My search for the book is over! Well, to be honest, I just stopped searching and trusted that it would appear in due course of normal activities (because those are the circumstances in which it became 'lost').
So! the search....
Joko says it isn't the search, but where we are looking. What is it underneath the searching... searching won't exhaust desires. Desires arise from unease, distress, fear, and these are what we are left with when we stop searching.
Practice is to be with that which motivates the search.
Do I know what practice is? Do I really know? Do I understand the necessity for practice? the necessity for my whole life to be practice?
Yes and no, No and yes, I think I do, then I don't. I don't think, and then I do.
Some days yes, yes, yes. Some days oh my god why me why why? Some days coulda shoulda woulda.
Maybe it would be more accurate to say some months, some years. During the course of a day it can cycle really quickly moment by moment, coming in and out of belief that something out there changing will make it a-ok in here; and reality.
The more I practice satisfaction with what is (or better said maybe the more I experience just 'what is'/reality) the less distress, unease and fear I experience.

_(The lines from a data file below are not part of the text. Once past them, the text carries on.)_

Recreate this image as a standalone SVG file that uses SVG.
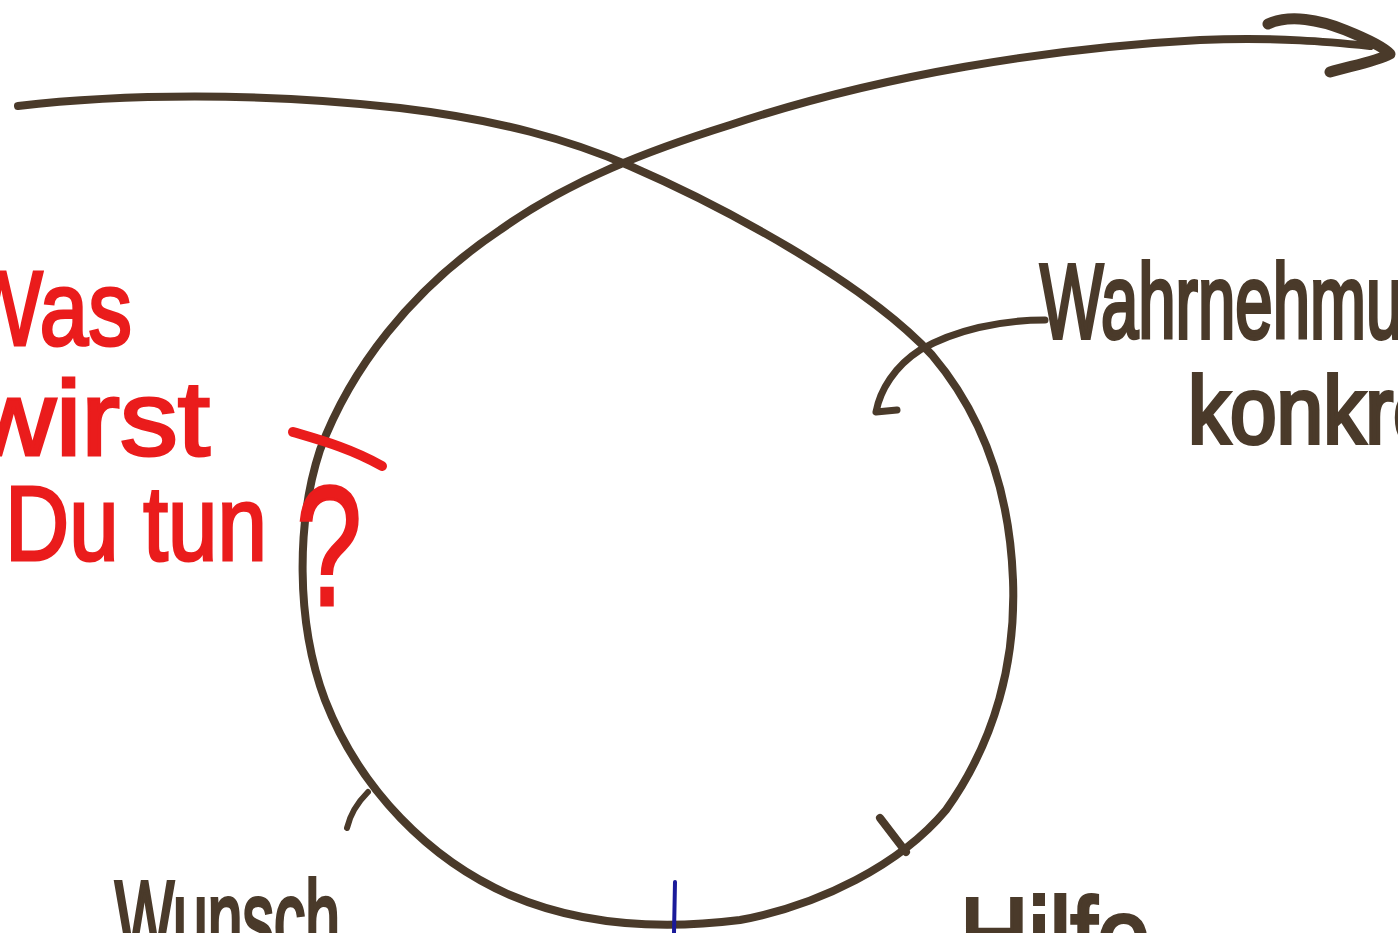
<svg xmlns="http://www.w3.org/2000/svg" width="1398" height="933" viewBox="0 0 1398 933">
<style>
.ink{fill:none;stroke:#4a3a2a;stroke-linecap:round;stroke-linejoin:round}
.red{fill:none;stroke:#ea1c1c;stroke-linecap:round;stroke-linejoin:round}
.hand{font-family:"Liberation Sans",Arial,sans-serif;fill:#4a3a2a;stroke:#4a3a2a;stroke-width:4}
.hr{font-family:"Liberation Sans",Arial,sans-serif;fill:#ea1c1c;stroke:#ea1c1c;stroke-width:3}
</style>
<rect width="1398" height="933" fill="#ffffff"/>
<g id="connectors">
  <path class="ink" stroke-width="8" d="M18,106 C120,94 260,92 400,108 C500,120 570,140 630,166 C720,205 865,282 932,355 C987,420 1010,500 1013,580 C1016,660 996,740 946,810 C900,865 820,905 740,920 C660,930 580,925 510,895 C430,860 360,790 325,700 C295,620 297,520 320,450 C350,370 410,290 500,230 C570,180 650,150 730,125 C880,75 1050,48 1200,40 C1280,37 1330,42 1370,46"/>
  <path class="ink" stroke-width="11" d="M1268,24 C1290,14 1320,20 1345,30 C1365,38 1385,48 1390,54 C1375,62 1350,66 1330,72"/>
  <path class="ink" stroke-width="7" d="M1045,320 C1000,320 955,330 920,350 C895,366 880,390 876,412 L897,410"/>
  <path class="ink" stroke-width="8" d="M880,818 L906,852"/>
  <path class="ink" stroke-width="6" d="M368,792 C358,802 350,815 347,828"/>
  <path fill="none" stroke="#1a1a9a" stroke-width="4" stroke-linecap="round" d="M675,882 L674,933"/>
  <path class="red" stroke-width="10" d="M293,432 C320,440 350,448 382,466"/>
</g>
<g id="label-was">
  <text class="hr" x="-40" y="345" font-size="105" textLength="172" lengthAdjust="spacingAndGlyphs">Was</text>
  <text class="hr" x="-28" y="455" font-size="105" textLength="238" lengthAdjust="spacingAndGlyphs">wirst</text>
  <text class="hr" y="560" font-size="105"><tspan x="5" textLength="262" lengthAdjust="spacingAndGlyphs">Du tun</tspan><tspan x="296" y="605" font-size="170" textLength="66" lengthAdjust="spacingAndGlyphs">?</tspan></text>
</g>
<g id="label-wahrnehmung">
  <text class="hand" x="1040" y="338" font-size="105" textLength="438" lengthAdjust="spacingAndGlyphs">Wahrnehmung</text>
  <text class="hand" x="1188" y="443" font-size="95" textLength="275" lengthAdjust="spacingAndGlyphs">konkret</text>
</g>
<g id="label-wunsch">
  <text class="hand" x="115" y="955" font-size="105" textLength="225" lengthAdjust="spacingAndGlyphs">Wunsch</text>
</g>
<g id="label-hilfe">
  <text class="hand" x="960" y="972" font-size="105" textLength="190" lengthAdjust="spacingAndGlyphs">Hilfe</text>
</g>
</svg>
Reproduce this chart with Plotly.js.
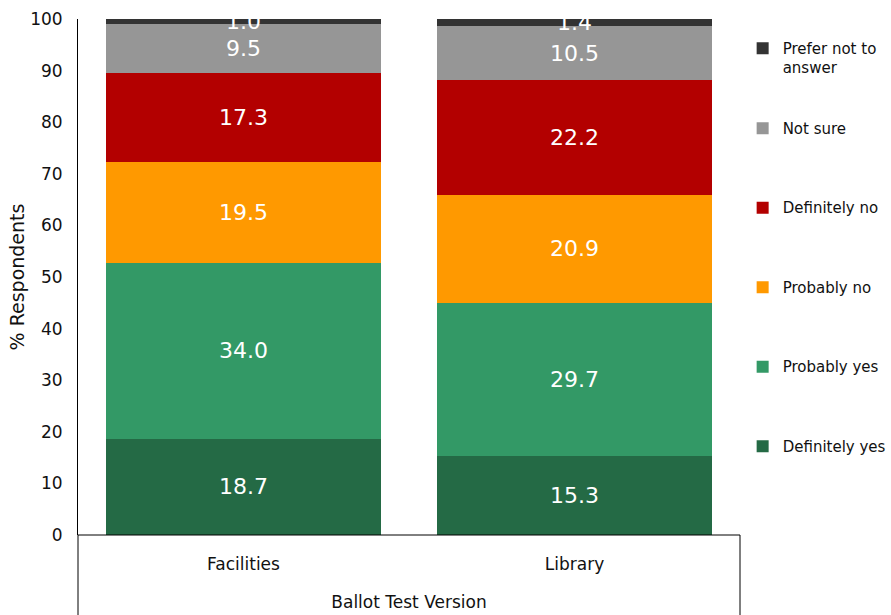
<!DOCTYPE html>
<html>
<head>
<meta charset="utf-8">
<script src="https://cdn.plot.ly/plotly-3.0.1.min.js"></script>
<style>
  html, body { margin: 0; padding: 0; background: #ffffff; }
  #chart { width: 891px; height: 615px; }
</style>
</head>
<body>
<div id="chart"></div>
<script>
// Ballot test versions on the x axis
const categories = ["Facilities", "Library"];

// Response shares (% of respondents), stacked bottom to top
const definitelyYes = [18.7, 15.3];
const probablyYes   = [34.0, 29.7];
const probablyNo    = [19.5, 20.9];
const definitelyNo  = [17.3, 22.2];
const notSure       = [9.5, 10.5];
const preferNot     = [1.0, 1.4];

const seriesNames = [
  "Definitely yes", "Probably yes", "Probably no",
  "Definitely no", "Not sure", "Prefer not to<br>answer"
];
const seriesValues = [definitelyYes, probablyYes, probablyNo, definitelyNo, notSure, preferNot];
const seriesColors = ["#246a45", "#339966", "#ff9900", "#b30000", "#969696", "#333333"];

const FONT = "DejaVu Sans, Verdana, sans-serif";
const last = seriesValues.length - 1;

const traces = seriesValues.map((vals, i) => ({
  type: "bar",
  name: seriesNames[i],
  x: categories,
  y: vals,
  text: vals.map(v => v.toFixed(1)),
  textposition: "inside",
  insidetextanchor: "middle",
  textangle: 0,
  constraintext: "none",
  cliponaxis: true,
  textfont: { family: FONT, size: 22, color: "#ffffff" },
  marker: { color: seriesColors[i], line: { width: 0 } },
  legendgroup: "g" + i,
  // the two-line entry sits in its own legend box at the top
  legend: i === last ? "legend2" : "legend",
  // top of the stack is listed first
  legendrank: seriesValues.length - i,
  hoverinfo: "skip"
}));

const legendBase = {
  x: 1.004, xanchor: "left",
  yanchor: "top",
  traceorder: "grouped",
  tracegroupgap: 57,
  valign: "top",
  font: { family: FONT, size: 15, color: "#111111" },
  bgcolor: "rgba(0,0,0,0)"
};

const layout = {
  width: 891,
  height: 615,
  margin: { l: 78, r: 151, t: 19, b: 80, autoexpand: false },
  paper_bgcolor: "#ffffff",
  plot_bgcolor: "#ffffff",
  barmode: "stack",
  bargap: 0.17,
  font: { family: FONT, color: "#111111" },
  showlegend: true,
  legend: Object.assign({}, legendBase, { y: 0.82 }),
  legend2: Object.assign({}, legendBase, { y: 0.975 }),
  xaxis: {
    type: "category",
    showline: false,
    showgrid: false,
    zeroline: false,
    ticks: "",
    ticklabelstandoff: 17,
    tickfont: { family: FONT, size: 17, color: "#111111" },
    title: {
      text: "Ballot Test Version",
      font: { family: FONT, size: 17, color: "#111111" },
      standoff: 23
    }
  },
  yaxis: {
    range: [0, 100],
    dtick: 10,
    showgrid: false,
    zeroline: false,
    showline: true,
    linecolor: "#000000",
    linewidth: 1,
    ticks: "",
    ticklabelstandoff: 11,
    tickfont: { family: FONT, size: 17, color: "#111111" },
    title: {
      text: "% Respondents",
      font: { family: FONT, size: 19, color: "#111111" },
      standoff: 0
    }
  },
  shapes: [
    // category box beneath the bars
    { type: "line", xref: "paper", yref: "paper", x0: 0, x1: 1, y0: 0, y1: 0,
      line: { color: "#000000", width: 1 } },
    { type: "line", xref: "paper", yref: "paper", x0: 0, x1: 0, y0: 0, y1: -0.16,
      line: { color: "#000000", width: 1 } },
    { type: "line", xref: "paper", yref: "paper", x0: 1, x1: 1, y0: 0, y1: -0.16,
      line: { color: "#000000", width: 1 } }
  ]
};

Plotly.newPlot("chart", traces, layout, { displayModeBar: false, staticPlot: true });
</script>
</body>
</html>
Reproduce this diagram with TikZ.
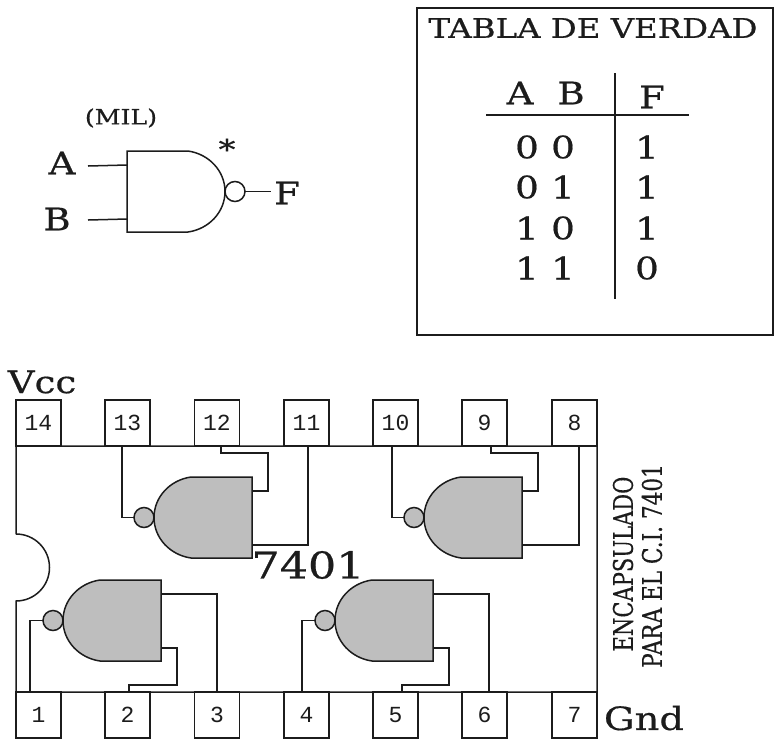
\documentclass[tikz,border=0pt]{standalone}
\usepackage{fontspec}
\setmainfont[FakeBold = 0.5]{DejaVu Serif}
\setmonofont{Liberation Mono}
\usetikzlibrary{positioning}

\tikzset{
  pics/nandgate/.style = {
    code = {
      \draw[fill = #1] (0, 0) -- (-61, 0) .. controls (-82, 3) and (-98, 20) .. (-98, 40.5)
        .. controls (-98, 61) and (-82, 78) .. (-61, 81) -- (0, 81) -- cycle;
      \draw node[bubble, fill = #1] (-bubble) at (-108, 40.5) {};
      \coordinate (-in1) at (0, 14);
      \coordinate (-in2) at (0, 68);
    }
  }
}

\begin{document}
\begin{tikzpicture}[
  x = 1pt,
  y = -1pt,
  bubble/.style = {
    shape = circle,
    draw = ink,
    minimum size = 20pt,
    inner sep = 0pt,
    outer sep = 0pt,
  },
  pin/.style = {
    shape = rectangle,
    draw = ink,
    minimum width = 45pt,
    minimum height = 46pt,
    inner sep = 0pt,
    font = \fontsize{23}{23}\selectfont\ttfamily,
  },
  txt/.style = {
    inner sep = 0pt,
    transform shape,
    xscale = 1.2,
    text = ink,
    font = \fontsize{#1}{#1}\selectfont,
  },
  every path/.style = {
    line width = 1.5pt,
    color = ink,
  }
]
  \definecolor{ink}{HTML}{1C1C1C}
  \definecolor{gatefill}{HTML}{BEBEBE}
  \useasboundingbox (0, 0) rectangle (777, 740);

  % truth table
  \draw (417, 8) rectangle (773, 335);
  \draw node[txt = 27] (title) at (593, 28) {TABLA DE VERDAD};
  \draw node[txt = 31] (colA) at (520, 93) {A};
  \draw node[txt = 31] (colB) at (571, 93) {B};
  \draw node[txt = 31] (colF) at (652, 97) {F};
  \draw (486, 115) -- (689, 115);
  \draw (615, 73) -- (615, 299);
  \foreach \row/\a/\b/\f/\y in {1/0/0/1/147, 2/0/1/1/187, 3/1/0/1/228, 4/1/1/0/268} {
    \draw node[txt = 31] (a\row) at (527, \y) {\a};
    \draw node[txt = 31] (b\row) at (563, \y) {\b};
    \draw node[txt = 31] (f\row) at (647, \y) {\f};
  }

  % symbol
  \pic (g0) [xscale = -1] at (127, 151) {nandgate = white};
  \draw node[txt = 21] (mil) at (121, 118) {(MIL)};
  \draw node[txt = 31] (inA) at (62, 163) {A};
  \draw node[txt = 31] (inB) at (57, 219) {B};
  \draw node[txt = 31] (outF) at (287, 193) {F};
  \draw node[txt = 28] (star) at (227, 149) {*};
  \coordinate (stubA) at (88, 166);
  \coordinate (stubB) at (88, 220);
  \coordinate (stubF) at (271, 191.5);
  \draw (stubA) -- (g0-in1);
  \draw (stubB) -- (g0-in2);
  \draw (g0-bubble.east) -- (stubF);

  % package
  \foreach \n/\x/\dy in {14/38.5/-2, 13/127.5/-4, 12/217/-2, 11/306.5/-1, 10/395.5/1, 9/484.5/-3, 8/574.5/-3} {
    \draw node[pin] (p\n) at (\x, 423) {\raisebox{\dy pt}{\n}};
  }
  \foreach \n/\x/\dy in {1/38.5/1, 2/127.5/0, 3/217/-2, 4/306.5/-2, 5/395.5/-3, 6/484.5/-2, 7/574.5/-2} {
    \draw node[pin] (p\n) at (\x, 715) {\raisebox{\dy pt}{\n}};
  }
  \draw (16, 534) -- (16, 446) -- (597, 446) -- (597, 692) -- (16, 692) -- (16, 601)
    arc[start angle = -90, end angle = 90, radius = 33.5pt];

  \draw node[txt = 31] (vcc) at (42, 382) {Vcc};
  \draw node[txt = 32] (gnd) at (644, 718) {Gnd};
  \draw node[txt = 37] (part) at (308, 565) {7401};
  \draw node[rotate = 90, inner sep = 0pt, font = \fontsize{27}{27}\selectfont] (enc1) at (623, 564) {\scalebox{0.78}[1]{ENCAPSULADO}};
  \draw node[rotate = 90, inner sep = 0pt, font = \fontsize{27}{27}\selectfont] (enc2) at (652, 566) {\scalebox{0.8}[1]{PARA EL C.I. 7401}};

  % gates
  \pic (g1) at (252, 477) {nandgate = gatefill};
  \pic (g2) at (522, 477) {nandgate = gatefill};
  \pic (g3) at (161, 580) {nandgate = gatefill};
  \pic (g4) at (433, 580) {nandgate = gatefill};

  \draw (g1-bubble.west) -| ([xshift = -5.5pt]p13.south);
  \draw (g1-in1) -- +(16, 0) |- (221, 453) -- ([xshift = 4pt]p12.south);
  \draw (g1-in2) -| ([xshift = 1.5pt]p11.south);

  \draw (g2-bubble.west) -| ([xshift = -3.5pt]p10.south);
  \draw (g2-in1) -- +(16, 0) |- (491, 453) -- ([xshift = 6.5pt]p9.south);
  \draw (g2-in2) -| ([xshift = 4.5pt]p8.south);

  \draw (g3-bubble.west) -| ([xshift = -8.5pt]p1.north);
  \draw (g3-in2) -- +(16, 0) |- (129, 685) -- ([xshift = 1.5pt]p2.north);
  \draw (g3-in1) -| (p3.north);

  \draw (g4-bubble.west) -| ([xshift = -4.5pt]p4.north);
  \draw (g4-in2) -- +(16, 0) |- (402, 685) -- ([xshift = 6.5pt]p5.north);
  \draw (g4-in1) -| ([xshift = 4.5pt]p6.north);
\end{tikzpicture}
\end{document}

Even when I am distressed, uneasy and fearful, a part of me can now hold this distress, unease and fear, without experiencing fear or distress or unease at having to do so. As it is being 'held' it dissolves. This sometimes takes a while--like holding a colicky baby--but in the process of 'holding' is this thing, which feels like it must be what Nishijima Roshi calls the 'will to the truth' which emerges.
It is comforting to me, like my heart, like my breathing, like homeostasis, equinimity, mindfulness, wisdom are constant activities, my heart--for the rest of my life, my lungs for the rest of my life, my practice, for the rest of my life.